Other than that, I'm just reading online, and reading magazines (I never realized before just how right-wing Reader's Digest is), and not reading at all. But I just got an email from Amazon saying my three new books are in the mail... hopefully I'll finish Eats, Shoots & Leaves before then, or I never ever will.

Thinking

So after going through all that last week about beliefs, I of course continued thinking about my own beliefs and the beliefs of others. If you don't want to read any more of my musings on Christianity and spiritual beliefs, please skip ahead to the beefcake below and have a nice day.



I was considering my belief that the Apostle Paul (or Saint Paul the Apostle, whichever you prefer) did what he did in order to create a religion, that his primary concern was for the foundation and longevity of the Church; but then I found myself wondering why he did such a thing. If I accept the historical reality of Paul, but doubt that Paul was directed by God to found the Church (that whole "On the Road to Damascus" scene strikes me as ridiculous), then what do I think was directing him?



I guess that I have been so embittered by much of what I've read in the Epistles that I have fallen into the habit of thinking of Paul as a villain, a charlatan.
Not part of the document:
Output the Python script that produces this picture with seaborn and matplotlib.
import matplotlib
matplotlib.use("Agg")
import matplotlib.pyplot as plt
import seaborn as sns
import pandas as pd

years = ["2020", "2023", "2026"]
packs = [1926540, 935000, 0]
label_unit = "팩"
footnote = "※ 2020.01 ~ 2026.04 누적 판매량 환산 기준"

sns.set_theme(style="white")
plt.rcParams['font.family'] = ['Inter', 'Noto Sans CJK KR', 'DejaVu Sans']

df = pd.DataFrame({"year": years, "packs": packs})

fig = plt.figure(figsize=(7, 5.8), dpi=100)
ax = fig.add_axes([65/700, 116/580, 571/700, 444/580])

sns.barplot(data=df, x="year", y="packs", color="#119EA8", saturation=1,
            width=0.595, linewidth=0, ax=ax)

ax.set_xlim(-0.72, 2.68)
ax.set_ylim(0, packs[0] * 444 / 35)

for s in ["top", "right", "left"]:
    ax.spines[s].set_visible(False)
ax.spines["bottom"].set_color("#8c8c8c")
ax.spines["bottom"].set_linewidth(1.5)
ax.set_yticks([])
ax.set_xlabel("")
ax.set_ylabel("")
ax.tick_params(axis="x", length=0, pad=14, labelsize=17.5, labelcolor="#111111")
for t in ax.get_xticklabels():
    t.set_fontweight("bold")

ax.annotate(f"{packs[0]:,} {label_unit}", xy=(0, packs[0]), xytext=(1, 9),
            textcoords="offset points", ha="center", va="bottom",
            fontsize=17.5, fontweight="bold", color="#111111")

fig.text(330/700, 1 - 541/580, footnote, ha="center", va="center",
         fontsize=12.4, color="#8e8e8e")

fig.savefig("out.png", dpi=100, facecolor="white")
But I see nothing in the Epistles, as I read them now, that shows Paul to have had venal aspirations in the creation of the Church... and if he did, he was singularly unsuccessful: as far as I know, Paul never achieved wealth or fame as I understand them; he was in fact persecuted by the government and died in relative obscurity, revered by a few hundred followers scattered around the Mediterranean.



So I can only surmise that Paul's intentions were good, and that he believed very strongly in what he was doing. But I still cannot believe that God talked directly to him, nor that the angels went about so interferingly among the apostles and believers as is written in the Acts and Epistles. So what does that leave?
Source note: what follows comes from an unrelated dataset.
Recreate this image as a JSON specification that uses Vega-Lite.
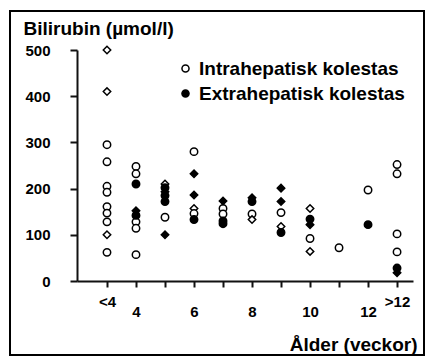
{
  "$schema": "https://vega.github.io/schema/vega-lite/v6.json",
  "autosize": {"type": "none"},
  "width": 414,
  "height": 344,
  "padding": {"left": 10, "top": 11, "right": 1, "bottom": 1},
  "background": "white",
  "config": {
    "view": {"stroke": "black", "strokeWidth": 2},
    "font": "Liberation Sans"
  },
  "data": {
    "values": [
      {"alder": 3, "bilirubin": 500, "grupp": "Intrahepatisk kolestas", "typ": "romb"},
      {"alder": 3, "bilirubin": 410, "grupp": "Intrahepatisk kolestas", "typ": "romb"},
      {"alder": 3, "bilirubin": 295, "grupp": "Intrahepatisk kolestas", "typ": "cirkel"},
      {"alder": 3, "bilirubin": 258, "grupp": "Intrahepatisk kolestas", "typ": "cirkel"},
      {"alder": 3, "bilirubin": 205, "grupp": "Intrahepatisk kolestas", "typ": "cirkel"},
      {"alder": 3, "bilirubin": 192, "grupp": "Intrahepatisk kolestas", "typ": "cirkel"},
      {"alder": 3, "bilirubin": 161, "grupp": "Intrahepatisk kolestas", "typ": "cirkel"},
      {"alder": 3, "bilirubin": 147, "grupp": "Intrahepatisk kolestas", "typ": "cirkel"},
      {"alder": 3, "bilirubin": 128, "grupp": "Intrahepatisk kolestas", "typ": "cirkel"},
      {"alder": 3, "bilirubin": 100, "grupp": "Intrahepatisk kolestas", "typ": "romb"},
      {"alder": 3, "bilirubin": 62, "grupp": "Intrahepatisk kolestas", "typ": "cirkel"},
      {"alder": 4, "bilirubin": 248, "grupp": "Intrahepatisk kolestas", "typ": "cirkel"},
      {"alder": 4, "bilirubin": 232, "grupp": "Intrahepatisk kolestas", "typ": "cirkel"},
      {"alder": 4, "bilirubin": 128, "grupp": "Intrahepatisk kolestas", "typ": "cirkel"},
      {"alder": 4, "bilirubin": 114, "grupp": "Intrahepatisk kolestas", "typ": "cirkel"},
      {"alder": 4, "bilirubin": 57, "grupp": "Intrahepatisk kolestas", "typ": "cirkel"},
      {"alder": 4, "bilirubin": 210, "grupp": "Extrahepatisk kolestas", "typ": "cirkel"},
      {"alder": 4, "bilirubin": 152, "grupp": "Extrahepatisk kolestas", "typ": "romb"},
      {"alder": 4, "bilirubin": 142, "grupp": "Extrahepatisk kolestas", "typ": "cirkel"},
      {"alder": 5, "bilirubin": 210, "grupp": "Intrahepatisk kolestas", "typ": "romb"},
      {"alder": 5, "bilirubin": 138, "grupp": "Intrahepatisk kolestas", "typ": "cirkel"},
      {"alder": 5, "bilirubin": 202, "grupp": "Extrahepatisk kolestas", "typ": "cirkel"},
      {"alder": 5, "bilirubin": 193, "grupp": "Extrahepatisk kolestas", "typ": "romb"},
      {"alder": 5, "bilirubin": 185, "grupp": "Extrahepatisk kolestas", "typ": "cirkel"},
      {"alder": 5, "bilirubin": 172, "grupp": "Extrahepatisk kolestas", "typ": "cirkel"},
      {"alder": 5, "bilirubin": 100, "grupp": "Extrahepatisk kolestas", "typ": "romb"},
      {"alder": 6, "bilirubin": 280, "grupp": "Intrahepatisk kolestas", "typ": "cirkel"},
      {"alder": 6, "bilirubin": 157, "grupp": "Intrahepatisk kolestas", "typ": "romb"},
      {"alder": 6, "bilirubin": 146, "grupp": "Intrahepatisk kolestas", "typ": "cirkel"},
      {"alder": 6, "bilirubin": 232, "grupp": "Extrahepatisk kolestas", "typ": "romb"},
      {"alder": 6, "bilirubin": 186, "grupp": "Extrahepatisk kolestas", "typ": "romb"},
      {"alder": 6, "bilirubin": 133, "grupp": "Extrahepatisk kolestas", "typ": "cirkel"},
      {"alder": 7, "bilirubin": 157, "grupp": "Intrahepatisk kolestas", "typ": "cirkel"},
      {"alder": 7, "bilirubin": 145, "grupp": "Intrahepatisk kolestas", "typ": "cirkel"},
      {"alder": 7, "bilirubin": 173, "grupp": "Extrahepatisk kolestas", "typ": "romb"},
      {"alder": 7, "bilirubin": 130, "grupp": "Extrahepatisk kolestas", "typ": "cirkel"},
      {"alder": 7, "bilirubin": 124, "grupp": "Extrahepatisk kolestas", "typ": "cirkel"},
      {"alder": 8, "bilirubin": 145, "grupp": "Intrahepatisk kolestas", "typ": "cirkel"},
      {"alder": 8, "bilirubin": 133, "grupp": "Intrahepatisk kolestas", "typ": "romb"},
      {"alder": 8, "bilirubin": 180, "grupp": "Extrahepatisk kolestas", "typ": "romb"},
      {"alder": 8, "bilirubin": 172, "grupp": "Extrahepatisk kolestas", "typ": "cirkel"},
      {"alder": 9, "bilirubin": 148, "grupp": "Intrahepatisk kolestas", "typ": "cirkel"},
      {"alder": 9, "bilirubin": 118, "grupp": "Intrahepatisk kolestas", "typ": "romb"},
      {"alder": 9, "bilirubin": 201, "grupp": "Extrahepatisk kolestas", "typ": "romb"},
      {"alder": 9, "bilirubin": 172, "grupp": "Extrahepatisk kolestas", "typ": "romb"},
      {"alder": 9, "bilirubin": 105, "grupp": "Extrahepatisk kolestas", "typ": "cirkel"},
      {"alder": 10, "bilirubin": 157, "grupp": "Intrahepatisk kolestas", "typ": "romb"},
      {"alder": 10, "bilirubin": 92, "grupp": "Intrahepatisk kolestas", "typ": "cirkel"},
      {"alder": 10, "bilirubin": 64, "grupp": "Intrahepatisk kolestas", "typ": "romb"},
      {"alder": 10, "bilirubin": 134, "grupp": "Extrahepatisk kolestas", "typ": "cirkel"},
      {"alder": 10, "bilirubin": 122, "grupp": "Extrahepatisk kolestas", "typ": "romb"},
      {"alder": 11, "bilirubin": 72, "grupp": "Intrahepatisk kolestas", "typ": "cirkel"},
      {"alder": 12, "bilirubin": 197, "grupp": "Intrahepatisk kolestas", "typ": "cirkel"},
      {"alder": 12, "bilirubin": 122, "grupp": "Extrahepatisk kolestas", "typ": "cirkel"},
      {"alder": 13, "bilirubin": 252, "grupp": "Intrahepatisk kolestas", "typ": "cirkel"},
      {"alder": 13, "bilirubin": 232, "grupp": "Intrahepatisk kolestas", "typ": "cirkel"},
      {"alder": 13, "bilirubin": 102, "grupp": "Intrahepatisk kolestas", "typ": "cirkel"},
      {"alder": 13, "bilirubin": 63, "grupp": "Intrahepatisk kolestas", "typ": "cirkel"},
      {"alder": 13, "bilirubin": 28, "grupp": "Extrahepatisk kolestas", "typ": "cirkel"},
      {"alder": 13, "bilirubin": 18, "grupp": "Extrahepatisk kolestas", "typ": "romb"}
    ]
  },
  "mark": {"type": "point", "filled": true, "stroke": "black", "strokeWidth": 1.5, "size": 55, "opacity": 1},
  "encoding": {
    "x": {
      "field": "alder",
      "type": "quantitative",
      "scale": {"domain": [1.966, 13.55], "range": [67, 403], "nice": false, "zero": false},
      "axis": {
        "orient": "bottom",
        "offset": -74,
        "domain": true,
        "domainColor": "#111111",
        "domainWidth": 2,
        "grid": false,
        "ticks": true,
        "tickColor": "#111111",
        "tickSize": 6,
        "tickWidth": 2,
        "values": [3, 4, 5, 6, 7, 8, 9, 10, 11, 12, 13],
        "labelExpr": "datum.value == 3 ? '<4' : datum.value == 13 ? '>12' : (datum.value % 2 == 0 ? datum.label : '')",
        "labelColor": "black",
        "labelFont": "Liberation Sans",
        "labelFontSize": 15,
        "labelFontWeight": "bold",
        "labelFlush": false,
        "labelOverlap": false,
        "labelBound": false,
        "labelPadding": {"condition": {"test": "datum.value == 3 || datum.value == 13", "value": 7}, "value": 17},
        "title": "Ålder (veckor)",
        "titleFont": "Liberation Sans",
        "titleFontSize": 19,
        "titleFontWeight": "bold",
        "titleColor": "black",
        "titleAlign": "right",
        "titleBaseline": "alphabetic",
        "titleAnchor": null,
        "titleX": 407,
        "titleY": 69
      }
    },
    "y": {
      "field": "bilirubin",
      "type": "quantitative",
      "scale": {"domain": [0, 500], "range": [270, 39], "nice": false, "zero": false},
      "axis": {
        "orient": "left",
        "offset": -67,
        "domain": true,
        "domainColor": "#111111",
        "domainWidth": 2,
        "grid": false,
        "ticks": true,
        "tickColor": "#111111",
        "tickSize": 7,
        "tickWidth": 2,
        "values": [0, 100, 200, 300, 400, 500],
        "labelColor": "black",
        "labelFont": "Liberation Sans",
        "labelFontSize": 15,
        "labelFontWeight": "bold",
        "labelFlush": false,
        "labelOverlap": false,
        "labelBound": false,
        "labelPadding": 20,
        "title": "Bilirubin (µmol/l)",
        "titleFont": "Liberation Sans",
        "titleFontSize": 19,
        "titleFontWeight": "bold",
        "titleColor": "black",
        "titleAngle": 0,
        "titleAlign": "left",
        "titleBaseline": "alphabetic",
        "titleAnchor": null,
        "titleX": -54,
        "titleY": 23
      }
    },
    "fill": {
      "field": "grupp",
      "type": "nominal",
      "scale": {"domain": ["Intrahepatisk kolestas", "Extrahepatisk kolestas"], "range": ["white", "black"]},
      "legend": {
        "orient": "none",
        "legendX": 166,
        "legendY": 48,
        "title": null,
        "symbolType": "circle",
        "symbolSize": 50,
        "symbolStrokeColor": "black",
        "symbolStrokeWidth": 1.5,
        "labelFont": "Liberation Sans",
        "labelFontSize": 19,
        "labelFontWeight": "bold",
        "labelColor": "black",
        "labelOffset": 4,
        "labelLimit": 300,
        "rowPadding": 5,
        "padding": 0
      }
    },
    "shape": {
      "field": "typ",
      "type": "nominal",
      "scale": {"domain": ["cirkel", "romb"], "range": ["circle", "diamond"]},
      "legend": null
    }
  }
}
It leaves an inspired man who was nevertheless a man, and limited by his own perceptions as all men are limited. It leaves a carelully considered structure created by a Jew living in the time of the Pax Romana, a structure that was meant to survive beyond the lives of the handful of disciples who actually knew Jesus, to provide a mechanism by which the teachings of the Christ could be broadcast to the known world... at which he was very successful.



It also leaves three hundred and some-odd years unaccounted for, between the life of Paul and the first compilations of the Canons, wherein all sorts of things could have happened to the texts of Paul's letters and the Gospels, none of the originals of which survived even to that date... God only knows how many no-doubt-well-intentioned additions and deletions were made to render the scriptures more "believable" to the ancient mind. It also leaves a world that has changed and grown, and a human intellect that has changed and grown, over the fifteen-hundred-odd years since the Canons of Scripture were chosen.
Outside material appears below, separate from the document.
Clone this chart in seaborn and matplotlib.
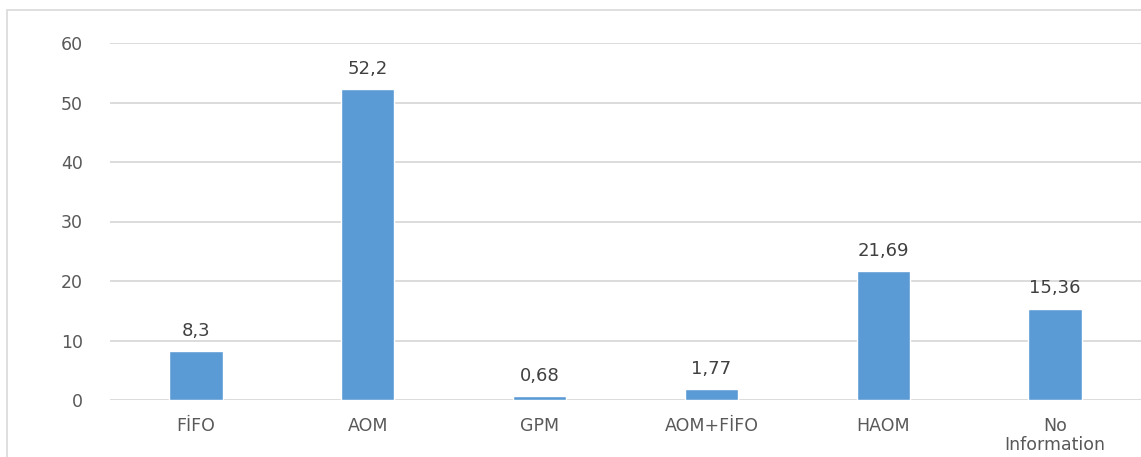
import matplotlib
matplotlib.use("Agg")
import matplotlib.pyplot as plt
import seaborn as sns
import pandas as pd
from matplotlib.patches import Rectangle

categories = ["FİFO", "AOM", "GPM", "AOM+FİFO", "HAOM", "No\nInformation"]
values = [8.3, 52.2, 0.68, 1.77, 21.69, 15.36]
value_labels = ["8,3", "52,2", "0,68", "1,77", "21,69", "15,36"]
y_ticks = [0, 10, 20, 30, 40, 50, 60]

sns.set_theme(style="white")
plt.rcParams["font.family"] = ["DejaVu Sans"]

W, H = 1141, 457
fig = plt.figure(figsize=(W / 100, H / 100), dpi=100)
ax = fig.add_axes([110 / W, 1 - 400 / H, 1 - 110 / W, (400 - 43) / H])

df = pd.DataFrame({"cat": categories, "val": values})
sns.barplot(data=df, x="cat", y="val", color="#5B9BD5", saturation=1,
            width=0.31, ax=ax, zorder=3)

ax.set_ylim(0, 60)
ax.set_xlim(-0.5, 5.5)
ax.set_yticks(y_ticks)
ax.set_yticklabels([str(t) for t in y_ticks])
ax.set_xlabel("")
ax.set_ylabel("")
ax.grid(axis="y", color="#D9D9D9", linewidth=1.3, zorder=0)
for s in ax.spines.values():
    s.set_visible(False)
ax.tick_params(axis="both", length=0, colors="#595959", labelsize=12.5)
ax.tick_params(axis="y", pad=19.5)
ax.tick_params(axis="x", pad=12)
for t in ax.get_xticklabels():
    t.set_linespacing(1.1)

for i, (v, lab) in enumerate(zip(values, value_labels)):
    ax.annotate(lab, (i, v), xytext=(0, 8), textcoords="offset points",
                ha="center", va="bottom", fontsize=13, color="#404040")

fig.patches.append(Rectangle((7 / W, -0.1), 1.2, 1.1 - 10 / H,
                             transform=fig.transFigure, fill=False,
                             edgecolor="#D9D9D9", linewidth=1.2))

fig.savefig("out.png", dpi=100, facecolor="white")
The believer in the veracity of the Bible will rest assured that God was shepherding those books through the ravages of time to present a true account of His Will, lo these many centuries later; but I can't believe it. I can't believe that God would create us with free will, and then leave us a badly-written instruction manual and send us to Hell for not following the directions correctly.



I further find it difficult to believe that God couldn't have come up with a more efficient manner of saving the the entire world from its own sinfulness in the first place. Why start with one little tribe of nomads, breed them for five thousand years to produce Jesus, and have Jesus preach in this tiny little backwater for a very short time (his ministry lasted only three years); and then leave all the actual church-building work to people who hadn't even met Jesus, bolstering them along with visions and angelic visitations, and then ceasing all visitations after a relatively short period of time (the Age of Miracles passed hundreds of years ago); and then letting the Word trickle out slowly across the globe, a century at a time, until two thousand years later there exists a global communications system that could concievably carry the Word to the entire world?



It seems so baroque, for lack of a better word. And while this interpretation of events isn't the only interpretation but rather the interpretation I was brought up with (there are those who believe that the billions of people who never had access to the Word were not damned, they merely cease to exist at death), I just can't believe it... or anything like it.



So of course I find myself wondering why people do believe it, believe that the Bible is God's Word and believe in particular interpretations of that Word. I mean, I've given a great deal of thought to why I don't believe it, so I feel impelled to balance my rationale with reasons why people do believe.



Unfortunately, there are very few people I can ask about this and get any kind of intelligent answer. My Grandmother believes in the veracity of the Bible, but she can't even explain why she believes you can't use a dish-towel to dry your hands after washing the dishes, much less why she believes that Adam and Eve were the sole progenitors of the human race and lived for hundreds of years. I will certainly be asking Daddy about this when we talk about Christianity some time in the near future, but Daddy is not a scholar or an intellectual; though he has the mental capacity for both, he hasn't the training.



The people in my life from whom I can expect intelligent and intellectual answers don't seem to believe in the complete veracity and singular interpretation of the Bible. I had a long discussion about this yesterday with my coworker BB, who is a Catholic but who does not believe in the infallibility of the pope, the virginity of Mary, the intervention of the saints, or any of the other claptrap that one supposes Catholics believe; she is a Catholic because she was raised as a Catholic, and the vocabulary and masses and prayers and calendars and confession provide her with tools by which she can know and communicate with God.



There are others I can ask, and I shall indeed ask (I can see myself becoming a burden on all of my friends in the next week or so). I'm going to keep searching for answers to these questions, because meditations on the nature of God and the practices of my fellow human beings in seeking God are always worthwhile. And if I gain a little understanding of my fellow humans, and from understanding gain a little tolerance for those who believe differently, then it will not have been a waste of time.